Une partie de l'oeuvre "Cent lis du fleuve Lijiang"
Comment l’école de Lijiang, dont vous êtes porte-drapeau, pourrait-elle véhiculer l’essence artistique de la peinture traditionnelle chinoise et faire avancer les échanges internationaux dans le domaine des beaux-arts ?

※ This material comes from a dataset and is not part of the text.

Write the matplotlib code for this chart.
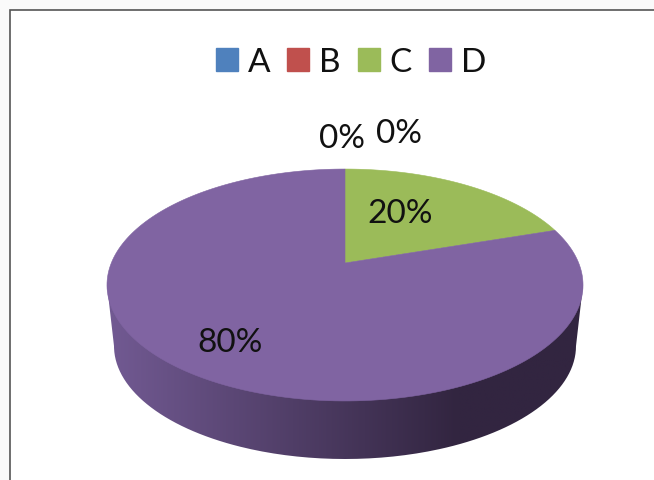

Les beaux-arts, ancrés dans le quotidien, documente, à leur manière, l’évolution de la société. Inaugurée par la création de Cent lis du fleuve Lijiang, l’école de Lijiang, connue pour ses créations à la fois douces, apaisées, vivantes, vastes et ouvertes, se démarque par son réalisme et proximité avec le quotidien. Les artistes de l’école de Lijiang ont intérêt à focaliser sur la vie locale dans leur création afin de démontrer la beauté du paysage du Guangxi, ainsi que le propre de la peinture traditionnelle chinoise. Les beaux-arts, qui dépassent souvent les frontières géographiques, jouent un rôle important dans les échanges internationaux tout en véhiculant des messages bienveillants de la Chine pour éviter certains malentendus. D’ailleurs, les artistes appartenant à l’école de Lijiang envisagent d’exposer leurs œuvres dans les pays d'Asie du Sud-est pour faire du Guangxi un trait d'union entre la Chine et cette région voisine.